Esensi Lingkungan

Masalah lingkungan bagi manusia dapat dilihat dari segi menurunnya kualitas lingkungan. Hal ini menyangkut nilai lingkungan untuk kesehatan, kesejahteraan, dan ketergantungan manusia. Pada tataran nilai lingkungan yang berarti dalam bentuk pemanfaatan, dan berkurangnya nilai lingkungan karena pemanfaatan tertentu oleh umat manusia.

Menurut Drupsteen, masalah lingkungan merupakan kemunduran kualitas lingkungan yang menyangkut gangguan terhadap lingkungan antara manusia dan lingkungan yang bentuknya berupa: pencemaran, pengurasan dan perusakan lingkungan.

Semburan lumpur Lapindo yang terjadi hampir 2 tahun, merupakan masalah lingkungan yang merusak semua segi kehidupan lingkungan masyarakat.

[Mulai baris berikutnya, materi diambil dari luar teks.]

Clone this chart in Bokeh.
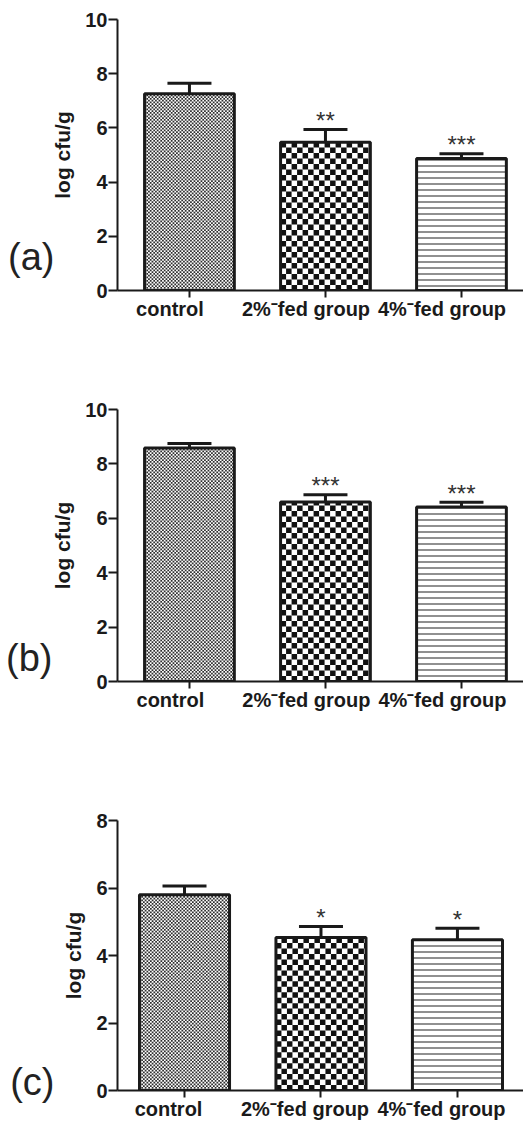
import numpy as np
from bokeh.plotting import figure
from bokeh.layouts import column
from bokeh.models import ColumnDataSource, FixedTicker, LinearAxis, Range1d, Whisker, TeeHead
from bokeh.core.properties import value, field
from bokeh.embed import file_html
from bokeh.resources import INLINE

# ---------------- data ----------------
categories = ["control", "2%⁻fed group", "4%⁻fed group"]

means_a = [7.26, 5.47, 4.87]
sem_a = [0.39, 0.47, 0.18]
stars_a = ["", "**", "***"]

means_b = [8.58, 6.60, 6.42]
sem_b = [0.17, 0.27, 0.17]
stars_b = ["", "***", "***"]

means_c = [5.80, 4.53, 4.47]
sem_c = [0.26, 0.33, 0.34]
stars_c = ["", "*", "*"]

yticks_ab = [0, 2, 4, 6, 8, 10]
yticks_c = [0, 2, 4, 6, 8]
panel_names = ["(a)", "(b)", "(c)"]
y_label = "log cfu/g"

# ---------------- styles ----------------
FONT = "Liberation Sans"
INK = "#1a1a1a"
FIG_W = 523
LEFT = 117
BAR_W = 0.66
# fill style per bar: checker cell size in px (0 = none), checker colour, hatch
cell_px = [1.75, 5.5, 0]
cell_color = ["#2e2e2e", "#111111", None]
bar_hatch = [" ", " ", "horizontal_line"]


def checker_quads(xc, w, h, cx, cy):
    ncol = int(np.ceil(w / cx))
    nrow = int(np.ceil(h / cy))
    k, r = np.meshgrid(np.arange(ncol), np.arange(nrow))
    m = ((k + r) % 2) == 0
    k = k[m]
    r = r[m]
    left = xc - w / 2 + k * cx
    right = np.minimum(left + cx, xc + w / 2)
    bottom = r * cy
    top = np.minimum(bottom + cy, h)
    return left, right, bottom, top


def make_panel(means, sems, stars, yticks, name, height, top_border, frame_h,
               xr, label_shift, name_y, name_standoff):
    n = len(categories)
    xs = list(range(n))
    src = ColumnDataSource(dict(
        x=xs, top=means, err=[m + s for m, s in zip(means, sems)], stars=stars,
        pat=bar_hatch,
    ))
    p = figure(width=FIG_W, height=height, output_backend="svg", toolbar_location=None,
               x_range=Range1d(*xr), y_range=Range1d(yticks[0], yticks[-1]),
               min_border_left=LEFT, min_border_right=0,
               min_border_top=top_border, min_border_bottom=height - top_border - frame_h)
    p.outline_line_color = None
    p.xgrid.visible = False
    p.ygrid.visible = False
    p.background_fill_color = "white"

    px_x = (FIG_W - LEFT) / (xr[1] - xr[0])
    px_y = frame_h / (yticks[-1] - yticks[0])

    wh = Whisker(base="x", upper="err", lower="top", source=src, dimension="height",
                 line_color=INK, line_width=3,
                 upper_head=TeeHead(size=44, line_color=INK, line_width=3), lower_head=None,
                 level="underlay")
    p.add_layout(wh)

    p.vbar(x="x", top="top", bottom=0, width=BAR_W, source=src,
           fill_color="white", line_color=None,
           hatch_pattern=field("pat"), hatch_scale=6, hatch_weight=1.2,
           hatch_color="#444444")

    for i in range(n):
        if cell_px[i] > 0:
            l, r, b, t = checker_quads(xs[i], BAR_W, means[i], cell_px[i] / px_x, cell_px[i] / px_y)
            p.quad(left=l, right=r, bottom=b, top=t, fill_color=cell_color[i], line_color=None)

    p.vbar(x="x", top="top", bottom=0, width=BAR_W, source=src,
           fill_color=None, line_color=INK, line_width=3)

    p.text(x="x", y="err", text="stars", source=src, text_align="center",
           text_baseline="alphabetic", text_font=value(FONT), text_font_size="24px",
           text_color="#333333", y_offset=-9)

    # x axis: tick marks at bar centres (minor ticks), labels set slightly left (major ticks)
    label_pos = [x + label_shift for x in xs]
    xa = p.xaxis[0]
    xa.ticker = FixedTicker(ticks=label_pos, minor_ticks=xs)
    xa.major_label_overrides = {lp: c for lp, c in zip(label_pos, categories)}
    xa.major_tick_out = 7
    xa.major_tick_in = 0
    xa.major_tick_line_color = None
    xa.minor_tick_out = 7
    xa.minor_tick_in = 0
    xa.minor_tick_line_width = 2
    xa.minor_tick_line_color = INK
    xa.axis_line_width = 2
    xa.axis_line_color = INK
    xa.major_label_text_font = FONT
    xa.major_label_text_font_style = "bold"
    xa.major_label_text_font_size = "20px"
    xa.major_label_text_color = INK
    xa.major_label_standoff = 0

    ya = p.yaxis[0]
    ya.ticker = FixedTicker(ticks=yticks)
    ya.major_tick_out = 9
    ya.major_tick_in = 0
    ya.minor_tick_line_color = None
    ya.axis_line_width = 2
    ya.axis_line_color = INK
    ya.major_tick_line_width = 2
    ya.major_tick_line_color = INK
    ya.major_label_text_font = FONT
    ya.major_label_text_font_style = "bold"
    ya.major_label_text_font_size = "20px"
    ya.major_label_text_color = INK
    ya.major_label_standoff = 1
    ya.axis_label = y_label
    ya.axis_label_text_font = FONT
    ya.axis_label_text_font_style = "bold"
    ya.axis_label_text_font_size = "21px"
    ya.axis_label_text_color = INK
    ya.axis_label_standoff = 8

    # panel letter, drawn as a single-tick outer axis on the left
    la = LinearAxis(ticker=FixedTicker(ticks=[name_y]),
                    major_label_overrides={name_y: name},
                    axis_line_color=None, major_tick_line_color=None,
                    minor_tick_line_color=None, major_tick_out=0, major_tick_in=0,
                    major_label_standoff=name_standoff,
                    major_label_text_font=FONT, major_label_text_font_size="38px",
                    major_label_text_font_style="normal", major_label_text_color="#222222")
    p.add_layout(la, "left")
    return p


pa = make_panel(means_a, sem_a, stars_a, yticks_ab, panel_names[0], 390, 19, 271,
                (-0.529, 2.456), -0.143, 1.25, -6)
pb = make_panel(means_b, sem_b, stars_b, yticks_ab, panel_names[1], 390, 19, 272,
                (-0.529, 2.456), -0.14, 0.88, -4)
pc = make_panel(means_c, sem_c, stars_c, yticks_c, panel_names[2], 342, 40, 272,
                (-0.491, 2.484), -0.117, 0.25, 5)

layout = column(pa, pb, pc, spacing=0)
open("out.html", "w").write(file_html(layout, INLINE))
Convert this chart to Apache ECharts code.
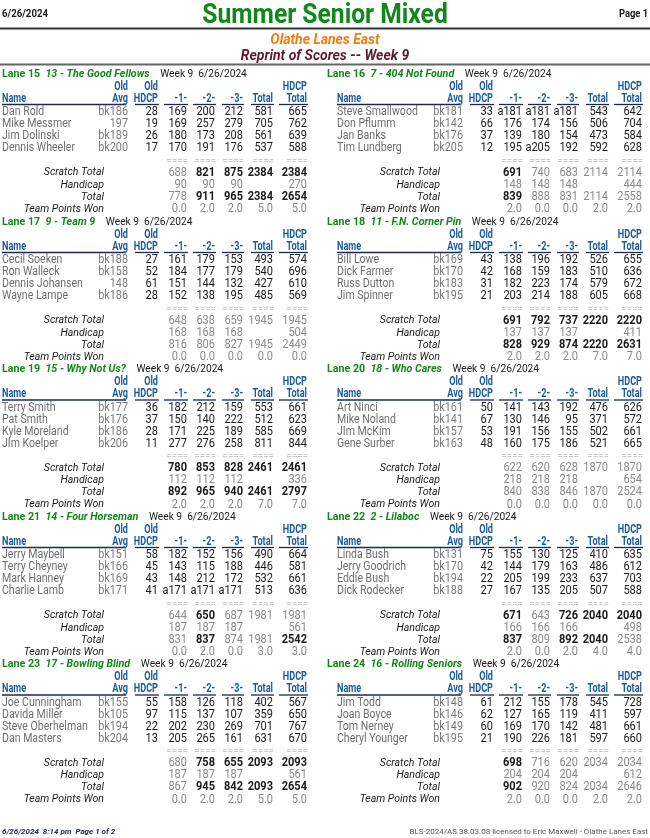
<!DOCTYPE html>
<html><head><meta charset="utf-8">
<script src="https://cdn.jsdelivr.net/npm/echarts@6/dist/echarts.min.js"></script>
<style>html,body{margin:0;padding:0;background:#fff}#c{width:650px;height:838px}</style>
</head><body><div id="c"></div>
<script>
// ---------- DATA ----------
const headerDate = '6/26/2024';
const pageLabel = 'Page 1';
const leagueTitle = 'Summer Senior Mixed';
const centerName = 'Olathe Lanes East';
const reportTitle = 'Reprint of Scores -- Week 9';
const weekLabel = 'Week 9  6/26/2024';
const footerLeft = '6/26/2024  8:14 pm  Page 1 of 2';
const footerRight = 'BLS-2024/AS 38.03.08 licensed to Eric Maxwell - Olathe Lanes East';

const laneNumbers = [15, 16, 17, 18, 19, 20, 21, 22, 23, 24];
const teamNames = ['13 - The Good Fellows', '7 - 404 Not Found', '9 - Team 9', '11 - F.N. Corner Pin',
  '15 - Why Not Us?', '18 - Who Cares', '14 - Four Horseman', '2 - Lilaboc', '17 - Bowling Blind', '16 - Rolling Seniors'];
const playerNames = [
  ['Dan Rold', 'Mike Messmer', 'Jim Dolinski', 'Dennis Wheeler'],
  ['Steve Smallwood', 'Don Pflumm', 'Jan Banks', 'Tim Lundberg'],
  ['Cecil Soeken', 'Ron Walleck', 'Dennis Johansen', 'Wayne Lampe'],
  ['Bill Lowe', 'Dick Farmer', 'Russ Dutton', 'Jim Spinner'],
  ['Terry Smith', 'Pat Smith', 'Kyle Moreland', 'JIm Koelper'],
  ['Art Ninci', 'Mike Noland', 'JIm McKim', 'Gene Surber'],
  ['Jerry Maybell', 'Terry Cheyney', 'Mark Hanney', 'Charlie Lamb'],
  ['Linda Bush', 'Jerry Goodrich', 'Eddie Bush', 'Dick Rodecker'],
  ['Joe Cunningham', 'Davida Miller', 'Steve Oberhelman', 'Dan Masters'],
  ['Jim Todd', 'Joan Boyce', 'Tom Nerney', 'Cheryl Younger']
];
const playerAvgs = [
  ['bk186', '197', 'bk189', 'bk200'],
  ['bk181', 'bk142', 'bk176', 'bk205'],
  ['bk188', 'bk158', '148', 'bk186'],
  ['bk169', 'bk170', 'bk183', 'bk195'],
  ['bk177', 'bk176', 'bk186', 'bk206'],
  ['bk161', 'bk141', 'bk157', 'bk163'],
  ['bk151', 'bk166', 'bk169', 'bk171'],
  ['bk131', 'bk170', 'bk194', 'bk188'],
  ['bk155', 'bk105', 'bk194', 'bk204'],
  ['bk148', 'bk146', 'bk149', 'bk195']
];
const playerHdcps = [
  [28, 19, 26, 17], [33, 66, 37, 12], [27, 52, 61, 28], [43, 42, 31, 21], [36, 37, 28, 11],
  [50, 67, 53, 48], [58, 45, 43, 41], [75, 42, 22, 27], [55, 97, 22, 13], [61, 62, 60, 21]
];
// game 1, game 2, game 3, scratch series, handicap series
const playerScores = [
  [[169, 200, 212, 581, 665], [169, 257, 279, 705, 762], [180, 173, 208, 561, 639], [170, 191, 176, 537, 588]],
  [['a181', 'a181', 'a181', 543, 642], [176, 174, 156, 506, 704], [139, 180, 154, 473, 584], [195, 'a205', 192, 592, 628]],
  [[161, 179, 153, 493, 574], [184, 177, 179, 540, 696], [151, 144, 132, 427, 610], [152, 138, 195, 485, 569]],
  [[138, 196, 192, 526, 655], [168, 159, 183, 510, 636], [182, 223, 174, 579, 672], [203, 214, 188, 605, 668]],
  [[182, 212, 159, 553, 661], [150, 140, 222, 512, 623], [171, 225, 189, 585, 669], [277, 276, 258, 811, 844]],
  [[141, 143, 192, 476, 626], [130, 146, 95, 371, 572], [191, 156, 155, 502, 661], [160, 175, 186, 521, 665]],
  [[182, 152, 156, 490, 664], [143, 115, 188, 446, 581], [148, 212, 172, 532, 661], ['a171', 'a171', 'a171', 513, 636]],
  [[155, 130, 125, 410, 635], [144, 179, 163, 486, 612], [205, 199, 233, 637, 703], [167, 135, 205, 507, 588]],
  [[158, 126, 118, 402, 567], [115, 137, 107, 359, 650], [202, 230, 269, 701, 767], [205, 265, 161, 631, 670]],
  [[212, 155, 178, 545, 728], [127, 165, 119, 411, 597], [169, 170, 142, 481, 661], [190, 226, 181, 597, 660]]
];
const scratchTotals = [
  [688, 821, 875, 2384, 2384], [691, 740, 683, 2114, 2114], [648, 638, 659, 1945, 1945], [691, 792, 737, 2220, 2220],
  [780, 853, 828, 2461, 2461], [622, 620, 628, 1870, 1870], [644, 650, 687, 1981, 1981], [671, 643, 726, 2040, 2040],
  [680, 758, 655, 2093, 2093], [698, 716, 620, 2034, 2034]
];
const handicapTotals = [
  [90, 90, 90, '', 270], [148, 148, 148, '', 444], [168, 168, 168, '', 504], [137, 137, 137, '', 411],
  [112, 112, 112, '', 336], [218, 218, 218, '', 654], [187, 187, 187, '', 561], [166, 166, 166, '', 498],
  [187, 187, 187, '', 561], [204, 204, 204, '', 612]
];
const teamTotals = [
  [778, 911, 965, 2384, 2654], [839, 888, 831, 2114, 2558], [816, 806, 827, 1945, 2449], [828, 929, 874, 2220, 2631],
  [892, 965, 940, 2461, 2797], [840, 838, 846, 1870, 2524], [831, 837, 874, 1981, 2542], [837, 809, 892, 2040, 2538],
  [867, 945, 842, 2093, 2654], [902, 920, 824, 2034, 2646]
];
const teamPoints = [
  ['0.0', '2.0', '2.0', '5.0', '5.0'], ['2.0', '0.0', '0.0', '2.0', '2.0'], ['0.0', '0.0', '0.0', '0.0', '0.0'],
  ['2.0', '2.0', '2.0', '7.0', '7.0'], ['2.0', '2.0', '2.0', '7.0', '7.0'], ['0.0', '0.0', '0.0', '0.0', '0.0'],
  ['0.0', '2.0', '0.0', '3.0', '3.0'], ['2.0', '0.0', '2.0', '4.0', '4.0'], ['0.0', '2.0', '2.0', '5.0', '5.0'],
  ['2.0', '0.0', '0.0', '2.0', '2.0']
];
const totalRowLabels = ['Scratch Total', 'Handicap', 'Total', 'Team Points Won'];

// ---------- LAYOUT / STYLE ----------
const FF = 'Roboto, "Liberation Sans", sans-serif';
const GREEN = '#12881a', ORANGE = '#f07d12', MAROON = '#5e1a33', BLUE = '#1b5b9c';
const font = (size, weight, style) => `${style || 'normal'} ${weight || 'normal'} ${size}px ${FF}`;
const els = [];
function T(x, y, text, o) {
  o = o || {};
  els.push({
    type: 'text', x: x, y: y, scaleX: o.sx || 1, silent: true, z: 10,
    style: {
      text: String(text), fill: o.fill || '#1a1a1a', font: font(o.size || 11, o.weight, o.style),
      textAlign: o.align || 'left', textVerticalAlign: 'middle', align: o.align || 'left', verticalAlign: 'middle',
      rich: o.rich
    }
  });
}
function L(x1, y1, x2, y2, stroke, w) {
  els.push({ type: 'line', silent: true, shape: { x1, y1, x2, y2 }, style: { stroke, lineWidth: w } });
}

// page header
T(2, 14, headerDate, { size: 11, weight: 'bold', sx: 0.88 });
T(648, 14, pageLabel, { size: 11, weight: 'bold', sx: 0.85, align: 'right' });
T(325, 16, leagueTitle, { size: 28, weight: 'bold', fill: GREEN, sx: 0.88, align: 'center' });
L(0, 28.5, 650, 28.5, '#333', 2);
T(325, 40, centerName, { size: 15, weight: 'bold', style: 'italic', fill: ORANGE, sx: 0.93, align: 'center' });
T(325, 56, reportTitle, { size: 14, weight: 'bold', style: 'italic', fill: MAROON, sx: 1.0, align: 'center' });
L(0, 64.5, 650, 64.5, '#666', 2);

// footer
T(2, 832, footerLeft, { size: 8, weight: 'bold', style: 'italic', fill: '#1c2f6e' });
T(648, 832, footerRight, { size: 8, fill: '#555', align: 'right', sx: 1.0 });

const blockY = [74, 74, 222, 222, 369.5, 369.5, 517, 517, 664.5, 664.5];
const colRight = [128, 158, 187, 215, 243, 273, 307];
const ulStart = [null, 135, 164, 193, 222, 251, 279];

function scoreVal(v) { return typeof v === 'number' ? v : parseInt(String(v).replace(/\D/g, ''), 10) || 0; }

laneNumbers.forEach((lane, k) => {
  const right = k % 2 === 1;
  const dx = right ? 335 : 0;
  const opp = right ? k - 1 : k + 1;
  const y0 = blockY[k];
  const titleX = right ? 327 : 2;
  const nameX = right ? 337 : 2;
  const cx = colRight.map(c => c + dx);

  // block title
  T(titleX, y0, `{a|Lane ${lane}}  {b|${teamNames[k]}}    {c|${weekLabel}}`, {
    size: 11, sx: 0.97,
    rich: {
      a: { fill: GREEN, font: font(11, 'bold'), fontFamily: FF, fontWeight: 'bold', fontSize: 11 },
      b: { fill: GREEN, font: font(11, 'bold', 'italic'), fontFamily: FF, fontWeight: 'bold', fontStyle: 'italic', fontSize: 11 },
      c: { fill: '#1a1a1a', font: font(10.5), fontFamily: FF, fontSize: 10.5 }
    }
  });

  // column headers
  const hOpt = a => ({ size: 12, weight: 'bold', fill: BLUE, sx: 0.76, align: a || 'right' });
  T(cx[0], y0 + 12.5, 'Old', hOpt());
  T(cx[1], y0 + 12.5, 'Old', hOpt());
  T(cx[6], y0 + 12.5, 'HDCP', hOpt());
  T(nameX, y0 + 24.5, 'Name', hOpt('left'));
  const hdr = ['Avg', 'HDCP', '-1-', '-2-', '-3-', 'Total', 'Total'];
  hdr.forEach((h, i) => T(cx[i], y0 + 24.5, h, hOpt()));
  const uy = y0 + 30.5;
  L(nameX, uy, cx[0] - 2, uy, '#1a2a50', 1.3);
  for (let i = 1; i < 7; i++) L(ulStart[i] + dx, uy, cx[i] + 1, uy, '#1a2a50', 1.3);

  // players
  const vOpt = (fill, bold) => ({ size: 12, sx: 0.92, fill: fill, align: 'right', weight: bold ? 'bold' : 'normal' });
  playerNames[k].forEach((nm, p) => {
    const py = y0 + 38.3 + p * 12.0;
    T(nameX, py, nm, { size: 12, fill: '#6e6e6e', sx: 0.88 });
    T(cx[0], py, playerAvgs[k][p], { size: 12, sx: 0.9, fill: '#7a7a7a', align: 'right' });
    T(cx[1], py, playerHdcps[k][p], vOpt('#1a1a1a'));
    playerScores[k][p].forEach((v, g) => T(cx[g + 2], py, v, vOpt('#1a1a1a')));
  });

  // separators
  [2, 3, 4, 5, 6].forEach(i => T(cx[i] + 1, y0 + 87.7, '====', { size: 9, fill: '#9a9a9a', sx: 1.1, align: 'right' }));

  // totals rows
  const rows = [scratchTotals[k], handicapTotals[k], teamTotals[k], teamPoints[k]];
  const labX = (right ? 440 : 104);
  rows.forEach((row, r) => {
    const ry = y0 + 98.5 + r * 12.2;
    T(labX, ry, totalRowLabels[r], { size: 11.5, style: 'italic', fill: '#1a1a1a', align: 'right', sx: 0.92 });
    row.forEach((v, g) => {
      let bold = false;
      if (r === 0 || r === 2) {
        if (g < 3) bold = scoreVal(teamTotals[k][g]) > scoreVal(teamTotals[opp][g]);
        else if (g === 3 || r === 0) bold = scratchTotals[k][3] > scratchTotals[opp][3];
        else bold = teamTotals[k][4] > teamTotals[opp][4];
      }
      T(cx[g + 2], ry, v, bold ? vOpt('#1a1a1a', true) : vOpt('#8a8a8a'));
    });
  });
});

const chart = echarts.init(document.getElementById('c'), null, { renderer: 'canvas' });
chart.setOption({ animation: false, graphic: { elements: els } });
</script></body></html>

Lahan seluas 800 hektar kini terendam, lebih 10.000 ribu keluarga terusir dari ruang hidupnya semula, dan masa depan mereka yang tidak jelas.

Masalah lingkungan tidak selesai dengan memperlakukan undang-undang dan menyediakan dana untuk melaksanakannya. Perlu ada langka lebih lanjut yang ditetapkan dengan cara bagaimana penetapan tujuan dapat dicapai agar ditaati oleh masyarakat. Tindakan yang dilakukan oleh perseorangan sebagai anggota masyarakat kurang mempunyai arti terhadap lingkungan dan pengembangan lingkungan hidup. Hak atas lingkungan hidup yang baik dan sehat menyangkut kepentingan umum. Lingkungan sudah merupakan milik bersama (public property), sehingga tidak seorang pun boleh mencemarkannya.

Instrumen kebijaksanaan lingkungan yang perlu ditetapkan dalam peraturan perundang-undangan lingkungan demi kepastian hukum sebagai cerminan yang punya arti penting dengan hukum dan pemecahan masalah lingkungan. Misalnya kebijaksanaan pemerintah yang dimaksud pada pasal 8-10 UU Nomor 23 Tahun 1997 tentang Pengelolaan Lingkungan Hidup . Dengan demikian dalam rangka kebijaksanaan nasional pengelolaan lingkungan hidup dan penataan ruang wajib memperhatikan secara rasional dan proposional, potensi, aspirasi dan kebutuhan serta nilai-nilai yang tumbuh dan berkembang di masyarakat. Misalnya, perhatian terhadap masyarakat adat yang hidup dan kehidupannya bertumpu pada sumber daya alam yang terdapat disekitarnya.

Saat semburan lumpur Lapindo muncul dan mengenai permukiman serta sawah-sawah penduduk, pemerintah memiliki tanggungjawab untuk mengambil langkah-langka pencegahan atas sebuah peristiwa yang dapat menyebabkan hilangnya atau kurangnya pemenuhan hak-hak warga negara yang diakui dalam Hak Asasi Manusai (HAM). Pada pasal 25 Deklarasi Umum HAM disebutkan bahwa setiap orang berhak atas taraf kehidupan yang memadai untuk kesehatan dan kesejahteraan dirinya sendiri dan keluarganya, termasuk hak atas pangan, sandang, papan dan pelayanan kesehatan, pelayanan sosial yang diperlukan, serta hak atas keamanan pada saat menganggur, sakit, cacat, ditinggalkan oleh pasanganya, usia lanjut, atau keadaan-keadaan lain yang mengakibatkan merosatnya taraf kehidupan yang terjadi diluar kekuasaanya.

Pasal 6 UU Nomor 39 Tahun 1999 tentang Hak Asasi Manusia disebutkan “setiap manusia mempunyai hak untuk hidup yang melekat pada dirinya. Hak ini harus dilindungi oleh hukum. Tidak seorang pun dapat merampas hak hidupnya secara sewenang-wenang”.

Pola tindakan penanganan yang dilakukan pemerintah terhadap masalah lumpur Lapindo dengan Peraturan Presiden Nomor 14 Tahun 2007. Sementara itu Walhi mengajukan gugatan terhadap kasus lumpur Lapindo pada pengadilan negeri setempat. Dapat dilihat sebagai sesuatu yang esensial (life esensial) terhadap kehidupan manusia (existence of human being) yang hidup disekitar. Yang pada hakekatnya esensi lingkungan hidup itu, berkaitan dengan mata rantai kehidupan ekologi, ekonomi, kesehatan serta masa depan sosial masyarakat disekitar wilayah tersebut.

Ke depan, pemerintah segera mengkaji ulang seluruh peraturan perundang-undangan yang terkait dengan eksplorasi dan eksploitasi sumber daya mineral dan menempatkan keselamatan dan kesejahteraan rakyat serta lingkungan hidup yang berkelanjutan.